Learn how advances in noise suppression technology now make it easy to measure transient diffuse reflectance spectra of photocatalytic systems under realistic conditions in the enVISion TA spectrometer.
Transient Diffuse Reflectance Spectroscopy: Applications in Photocatalysis
ABSTRACT: Transient diffuse reflectance spectroscopy enables the investigation of photoelectrochemical reactions and intermediates at catalyst surfaces. The technique has historically been challenging to implement because of the low probe light intensities associated with diffuse reflectance along with interference from laser scatter and photoluminescence from the sample. Recent innovations in noise suppression technology from Magnitude Instruments now make transient diffuse reflectance spectroscopy straightforward and enable the measurements to be conducted under pulsed excitation conditions that more closely match those of operating electrochemical cells.
A number of investigators are interested in examining chemical intermediates and reaction dynamics in photoelectrochemical cells using transient absorption spectroscopy. In many cases, the materials used in these systems strongly scatter light due to their highly faceted nature. Such highly scattering materials necessitate the use of transient diffuse reflectance spectroscopy. In this type of spectroscopy, the measured probe light is detected after many surface reflections within the material or solution. This enables sampling of a broader portion of a faceted sample compared to specular reflectance, which only interrogates a small subset of the surfaces present. Furthermore, transient diffuse reflectance measurements eliminate the need for thin samples to allow sufficient transmission of the probe beam for traditional transient absorption measurements.
Despite the wide-ranging applications of transient diffuse reflectance spectroscopy, many challenges exist with the technique that have hindered its widespread use. Diffuse reflectance invariably leads to inefficient collection of the probe light, which reduces the light levels measured by the detection system and degrades signal to noise (S/N) ratios. In order to overcome the reduction of the probe light levels from diffuse reflectance, intense excitation pulses are often used to increase transient signals. However, conducting transient experiments under such extreme conditions has the unfortunate side effect of altering the charge carrier or reaction kinetics of a system, frequently causing them to become unrealistic when compared to operating photocatalytic conditions.1 Additionally, owing to the highly scattering nature of the samples, intense laser scatter can obscure transient signals and potentially damage the sensitive photodetectors needed to measure the low intensity probe signals. Another challenge that arises with transient diffuse reflectance spectroscopy is the efficient collection of photoluminescence from the sample. Unless effectively accounted for, these signals can interfere and often dominate the collected transient diffuse reflectance measurements.

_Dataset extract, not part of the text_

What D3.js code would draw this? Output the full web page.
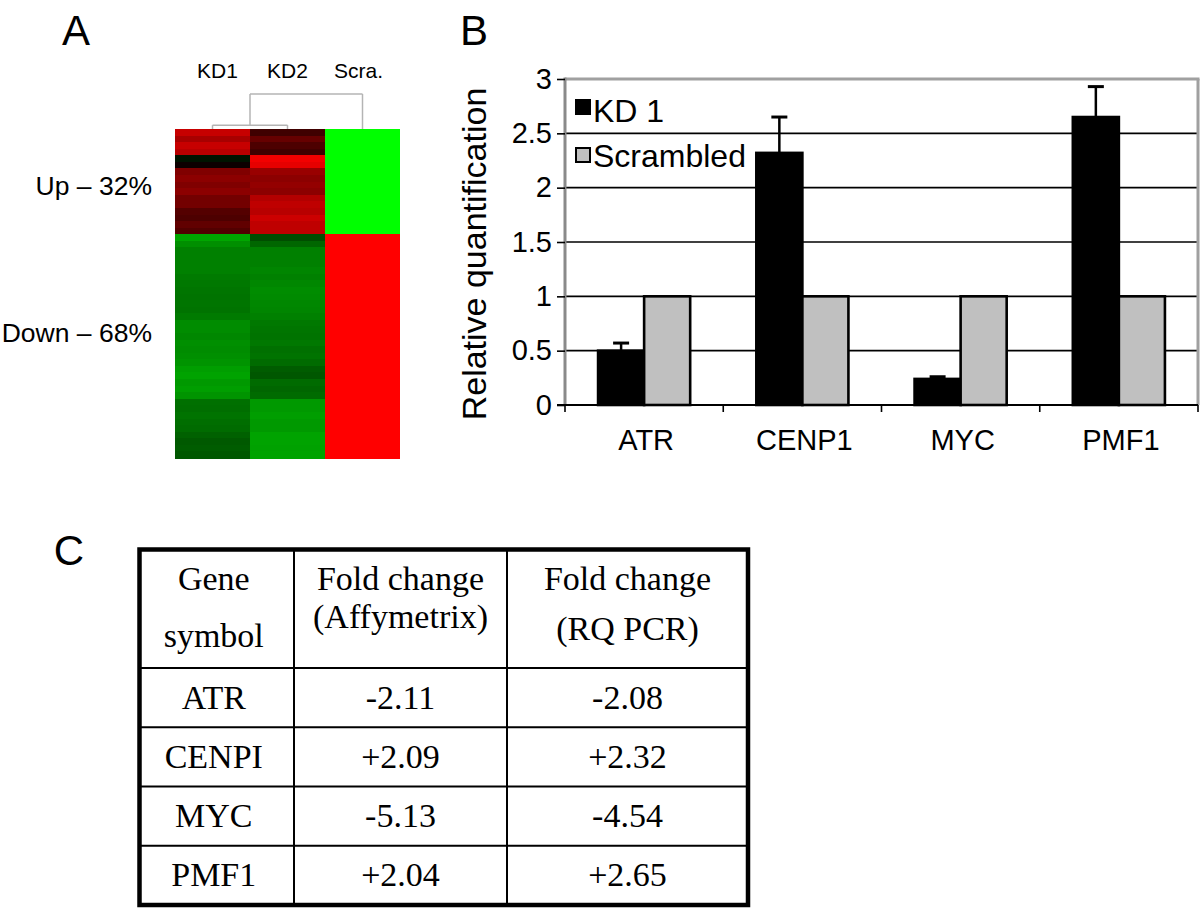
<!DOCTYPE html>
<html><head><meta charset="utf-8">
<script src="https://cdn.jsdelivr.net/npm/d3@7"></script>
<style>body{margin:0;background:#fff}svg{display:block}</style>
</head><body>
<svg id="c" width="1200" height="908"></svg>
<script>
// ---------- Panel A: heatmap data ----------
const heatColumns = ["KD1", "KD2", "Scra."];
const upLabel = "Up \u2013 32%";
const downLabel = "Down \u2013 68%";
// log-ratio style values: positive = red, negative = green, 0 = black
const kd1Up = [0.78, 0.66, 0.78, 0.72, -0.08, 0.05, 0.5, 0.55, 0.5, 0.55, 0.45, 0.45, 0.33, 0.3, 0.38, 0.32];
const kd2Up = [0.25, 0.4, 0.3, 0.25, 0.95, 0.9, 0.6, 0.55, 0.58, 0.55, 0.7, 0.75, 0.72, 0.8, 0.75, 0.75];
const scraUp = [-1, -1, -1, -1, -1, -1, -1, -1, -1, -1, -1, -1, -1, -1, -1, -1];
const kd1Down = [-0.65, -0.56, -0.5, -0.5, -0.5, -0.5, -0.48, -0.47, -0.46, -0.45, -0.46, -0.45, -0.48,
  -0.55, -0.55, -0.53, -0.56, -0.55, -0.56, -0.58, -0.62, -0.64, -0.6, -0.62, -0.58,
  -0.44, -0.43, -0.45, -0.43, -0.42, -0.38, -0.35, -0.36, -0.34];
const kd2Down = [-0.3, -0.4, -0.5, -0.5, -0.5, -0.52, -0.5, -0.53, -0.55, -0.54, -0.53, -0.52, -0.5,
  -0.47, -0.46, -0.45, -0.47, -0.44, -0.45, -0.42, -0.36, -0.34, -0.42, -0.4, -0.42,
  -0.6, -0.6, -0.62, -0.6, -0.6, -0.64, -0.64, -0.63, -0.64];
const scraDown = [1, 1, 1, 1, 1, 1, 1, 1, 1, 1, 1, 1, 1, 1, 1, 1, 1, 1, 1, 1, 1, 1, 1, 1, 1, 1, 1, 1, 1, 1, 1, 1, 1, 1];
const dendroMerges = [
  {left: "KD1", right: "KD2", height: 0.11},
  {left: "KD1+KD2", right: "Scra.", height: 1}
];

// ---------- Panel B: bar chart data ----------
const genes = ["ATR", "CENP1", "MYC", "PMF1"];
const series = ["KD 1", "Scrambled"];
const kd1Values = [0.50, 2.32, 0.24, 2.65];
const kd1Errors = [0.07, 0.33, 0.02, 0.28];
const scrambledValues = [1, 1, 1, 1];
const yTicks = [0, 0.5, 1, 1.5, 2, 2.5, 3];
const yTickLabels = ["0", "0.5", "1", "1.5", "2", "2.5", "3"];
const yTitle = "Relative quantification";

// ---------- Panel C: table data ----------
const tableHeaders = [["Gene", "symbol"], ["Fold change", "(Affymetrix)"], ["Fold change", "(RQ PCR)"]];
const tableGenes = ["ATR", "CENPI", "MYC", "PMF1"];
const foldAffy = ["-2.11", "+2.09", "-5.13", "+2.04"];
const foldRQ = ["-2.08", "+2.32", "-4.54", "+2.65"];

const SANS = "'Liberation Sans', Arial, Helvetica, sans-serif";
const SERIF = "'Liberation Serif', 'Times New Roman', serif";
const svg = d3.select("#c");

// panel letters
svg.append("g").selectAll("text").data([["A", 76, 45], ["B", 474, 45], ["C", 69, 565]]).join("text")
  .attr("x", d => d[1]).attr("y", d => d[2]).attr("text-anchor", "middle")
  .attr("font-family", SANS).attr("font-size", 42).text(d => d[0]);

// ================= Panel A =================
(function () {
  const up = kd1Up.map((v, i) => [v, kd2Up[i], scraUp[i]]);
  const down = kd1Down.map((v, i) => [v, kd2Down[i], scraDown[i]]);
  const rows = up.concat(down);
  const hx = d3.scaleBand().domain(heatColumns).range([175, 400]);
  const hy = d3.scaleBand().domain(d3.range(rows.length)).range([129, 458]);
  const color = d3.scaleLinear().domain([-1, 0, 1]).range(["#00ff00", "#000000", "#ff0000"]).clamp(true);
  const g = svg.append("g");
  const cells = [];
  rows.forEach((r, i) => r.forEach((v, j) => cells.push({i, col: heatColumns[j], v})));
  g.selectAll("rect").data(cells).join("rect")
    .attr("x", d => hx(d.col)).attr("y", d => hy(d.i))
    .attr("width", hx.bandwidth()).attr("height", hy.bandwidth() + 0.6)
    .attr("fill", d => color(d.v)).attr("shape-rendering", "crispEdges");

  // column labels
  g.selectAll("text.col").data(heatColumns).join("text").attr("class", "col")
    .attr("x", d => hx(d) + hx.bandwidth() / 2 + (d === "KD1" ? 5 : d === "Scra." ? -4 : 0)).attr("y", 78)
    .attr("text-anchor", "middle").attr("font-family", SANS).attr("font-size", 21).text(d => d);

  // dendrogram
  const dh = d3.scaleLinear().domain([0, 1]).range([129, 94]);
  const pos = {};
  heatColumns.forEach(c => pos[c] = {x: hx(c) + hx.bandwidth() / 2, y: dh(0)});
  const lines = [];
  dendroMerges.forEach(m => {
    const a = pos[m.left], b = pos[m.right], yy = dh(m.height);
    lines.push([a.x, a.y, a.x, yy], [b.x, b.y, b.x, yy], [a.x, yy, b.x, yy]);
    pos[m.left + "+" + m.right] = {x: (a.x + b.x) / 2, y: yy};
  });
  g.selectAll("line").data(lines).join("line")
    .attr("x1", d => d[0]).attr("y1", d => d[1]).attr("x2", d => d[2]).attr("y2", d => d[3])
    .attr("stroke", "#b4b4b4").attr("stroke-width", 1.5);

  // row group labels
  g.append("text").attr("x", 152).attr("y", 195).attr("text-anchor", "end")
    .attr("font-family", SANS).attr("font-size", 26.5).text(upLabel);
  g.append("text").attr("x", 152).attr("y", 342).attr("text-anchor", "end")
    .attr("font-family", SANS).attr("font-size", 26.5).text(downLabel);
})();

// ================= Panel B =================
(function () {
  const left = 565, right = 1198, top = 79, bottom = 405;
  const x0 = d3.scaleBand().domain(genes).range([left, right]).paddingInner(0.418).paddingOuter(0.209);
  const x1 = d3.scaleBand().domain(series).range([0, x0.bandwidth()]);
  const y = d3.scaleLinear().domain([0, 3]).range([bottom, top]);
  const g = svg.append("g");

  // gridlines
  g.selectAll("line.grid").data(yTicks.filter(t => t > 0 && t < 3)).join("line").attr("class", "grid")
    .attr("x1", left).attr("x2", right).attr("y1", d => y(d)).attr("y2", d => y(d))
    .attr("stroke", "#000").attr("stroke-width", 1.6);
  // frame (top/right/left gray)
  g.append("line").attr("x1", left).attr("x2", right + 1.5).attr("y1", y(3)).attr("y2", y(3))
    .attr("stroke", "#a0a0a0").attr("stroke-width", 3);
  g.append("line").attr("x1", right).attr("x2", right).attr("y1", y(3)).attr("y2", bottom)
    .attr("stroke", "#a0a0a0").attr("stroke-width", 3);
  g.append("line").attr("x1", left).attr("x2", left).attr("y1", y(3) - 1.5).attr("y2", bottom)
    .attr("stroke", "#8a8a8a").attr("stroke-width", 3);

  // y axis ticks + labels
  const ya = d3.axisLeft(y).tickValues(yTicks).tickFormat((d, i) => yTickLabels[i])
    .tickSizeInner(8).tickSizeOuter(0).tickPadding(5);
  const yg = g.append("g").attr("transform", `translate(${left},0)`).call(ya);
  yg.select(".domain").remove();
  yg.selectAll(".tick line").attr("stroke", "#000").attr("stroke-width", 1.6);
  yg.selectAll(".tick text").attr("font-family", SANS).attr("font-size", 29).attr("fill", "#000");

  // bars
  const bars = [];
  genes.forEach((gname, i) => {
    bars.push({gene: gname, s: series[0], v: kd1Values[i], e: kd1Errors[i]});
    bars.push({gene: gname, s: series[1], v: scrambledValues[i], e: 0});
  });
  g.selectAll("rect.bar").data(bars).join("rect").attr("class", "bar")
    .attr("x", d => x0(d.gene) + x1(d.s)).attr("width", x1.bandwidth())
    .attr("y", d => y(d.v)).attr("height", d => y(0) - y(d.v))
    .attr("fill", d => d.s === series[0] ? "#000" : "#c0c0c0")
    .attr("stroke", "#000").attr("stroke-width", 2.6);

  // error bars
  const eb = bars.filter(d => d.e > 0);
  g.selectAll("line.err").data(eb).join("line").attr("class", "err")
    .attr("x1", d => x0(d.gene) + x1(d.s) + x1.bandwidth() / 2).attr("x2", d => x0(d.gene) + x1(d.s) + x1.bandwidth() / 2)
    .attr("y1", d => y(d.v)).attr("y2", d => y(d.v + d.e)).attr("stroke", "#000").attr("stroke-width", 2.5);
  g.selectAll("line.cap").data(eb).join("line").attr("class", "cap")
    .attr("x1", d => x0(d.gene) + x1(d.s) + x1.bandwidth() / 2 - 8).attr("x2", d => x0(d.gene) + x1(d.s) + x1.bandwidth() / 2 + 8)
    .attr("y1", d => y(d.v + d.e)).attr("y2", d => y(d.v + d.e)).attr("stroke", "#000").attr("stroke-width", 3);

  // x axis
  g.append("line").attr("x1", left - 8).attr("x2", right).attr("y1", bottom).attr("y2", bottom)
    .attr("stroke", "#000").attr("stroke-width", 2);
  const bounds = d3.range(genes.length + 1).map(i => left + i * x0.step());
  g.selectAll("line.xt").data(bounds).join("line").attr("class", "xt")
    .attr("x1", d => d).attr("x2", d => d).attr("y1", bottom).attr("y2", bottom + 7)
    .attr("stroke", "#000").attr("stroke-width", 1.6);
  g.selectAll("text.xl").data(genes).join("text").attr("class", "xl")
    .attr("x", d => x0(d) + x0.bandwidth() / 2 + 2).attr("y", 450).attr("text-anchor", "middle")
    .attr("font-family", SANS).attr("font-size", 29).text(d => d);

  // y title
  g.append("text").attr("transform", "translate(486,254) rotate(-90)").attr("text-anchor", "middle")
    .attr("font-family", SANS).attr("font-size", 34).text(yTitle);

  // legend
  const lg = g.append("g");
  series.forEach((s, i) => {
    lg.append("rect").attr("x", 576).attr("y", 100 + i * 48).attr("width", 14).attr("height", 14)
      .attr("fill", i === 0 ? "#000" : "#c0c0c0").attr("stroke", "#000").attr("stroke-width", 2);
    lg.append("text").attr("x", 593).attr("y", 122 + i * 45).attr("font-family", SANS)
      .attr("font-size", 32).text(s);
  });
})();

// ================= Panel C =================
(function () {
  const colEdges = [139.5, 294, 507, 748];
  const top = 549.5, headerBottom = 668, bottom = 905;
  const ry = d3.scaleBand().domain(tableGenes).range([headerBottom, bottom]);
  const g = svg.append("g");
  // inner lines
  g.selectAll("line.v").data(colEdges.slice(1, 3)).join("line").attr("class", "v")
    .attr("x1", d => d).attr("x2", d => d).attr("y1", top).attr("y2", bottom)
    .attr("stroke", "#000").attr("stroke-width", 2);
  g.selectAll("line.h").data(tableGenes).join("line").attr("class", "h")
    .attr("x1", colEdges[0]).attr("x2", colEdges[3]).attr("y1", d => ry(d)).attr("y2", d => ry(d))
    .attr("stroke", "#000").attr("stroke-width", 2);
  g.append("rect").attr("x", colEdges[0]).attr("y", top).attr("width", colEdges[3] - colEdges[0])
    .attr("height", bottom - top).attr("fill", "none").attr("stroke", "#000").attr("stroke-width", 4.5);

  const centers = [0, 1, 2].map(i => (colEdges[i] + colEdges[i + 1]) / 2);
  const headerBaselines = [[590, 647], [590, 628], [590, 640]];
  tableHeaders.forEach((lines, c) => {
    lines.forEach((t, k) => {
      g.append("text").attr("x", centers[c] + (c === 0 ? -3 : 0)).attr("y", headerBaselines[c][k])
        .attr("text-anchor", "middle").attr("font-family", SERIF).attr("font-size", 34).text(t);
    });
  });
  const body = tableGenes.map((gname, i) => [gname, foldAffy[i], foldRQ[i]]);
  body.forEach((r, i) => {
    r.forEach((t, c) => {
      g.append("text").attr("x", centers[c] + (c === 0 ? -3 : 0))
        .attr("y", ry(tableGenes[i]) + ry.bandwidth() / 2 + 11)
        .attr("text-anchor", "middle").attr("font-family", SERIF).attr("font-size", 34).text(t);
    });
  });
})();
</script>
</body></html>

Recent advances in noise suppression technology from Magnitude Instruments now make it easy to conduct transient diffuse reflectance spectroscopy measurements in our enVISion® transient absorption spectrometer by simply placing a diffuse reflectance attachment into the sample compartment of the instrument. With the sensitivity enhancements that our company has pioneered, it is now possible to conduct transient diffuse reflectance measurements under realistic conditions using low intensity excitation laser pulses. Furthermore, our spectrometers efficiently collect and remove photoluminescence and laser scatter from the transient signals in real-time.
Taking advantage of these capabilities, recent work by the Mallouk group at the University of Pennsylvania demonstrated the use of transient diffuse reflectance spectroscopy to determine the effect of Al2O3 on electron transfer during the light-driven water splitting reaction using the diffuse reflectance setup illustrated in Figure 1. In this work, Al2O3 was found to increase the overall efficiency for water splitting for metal oxide nanosheets sensitized by Ru(II) type photosensitizers in a Z-scheme arrangement.2 In their work, they used transient diffuse reflectance to provide mechanistic insight regarding the influence of Al2O3 on forward electron transfer from I– in the electrolyte to restore the oxidized Ru dye sensitizer following electron transfer to HCa2Nb3O10 nanosheets. These nanosheets used in a photoelectrochemical cell are capable of evolving H2 and O2 during the water splitting photocatalytic reaction. Importantly, the charge recombination kinetics from the transient diffuse reflectance measurement were an order of magnitude slower than previous reports of dye sensitized metal oxide photocatalyst systems based on layered oxides due of the lower excitation intensities that could be used because of our noise suppression technology. This allowed the transient diffuse reflectance measurements to provide a more accurate description of the carrier kinetics under operating conditions of the photoelectrochemical cell.
Figure 1. Transient diffuse reflectance optical geometry in the enVISion® transient absorption spectrometer. The transient diffuse reflectance data were measured after the monochromator in the enVISion® at 475 nm probe wavelength following optical excitation of the Ru-dye sensitized HCa2Nb3O10nanosheet suspension at 532 nm pump wavelength (Ref. 2). Adapted with permission from J. Am. Chem. Soc. 2020, 142, 8412–8420. Copyright (2020) American Chemical Society.
- Xu et al. JACS(2018) DOI: 10.1021/jacs.8b04878.
- Oshima et al. JACS(2020) DOI: 10.1021/jacs.0c02053.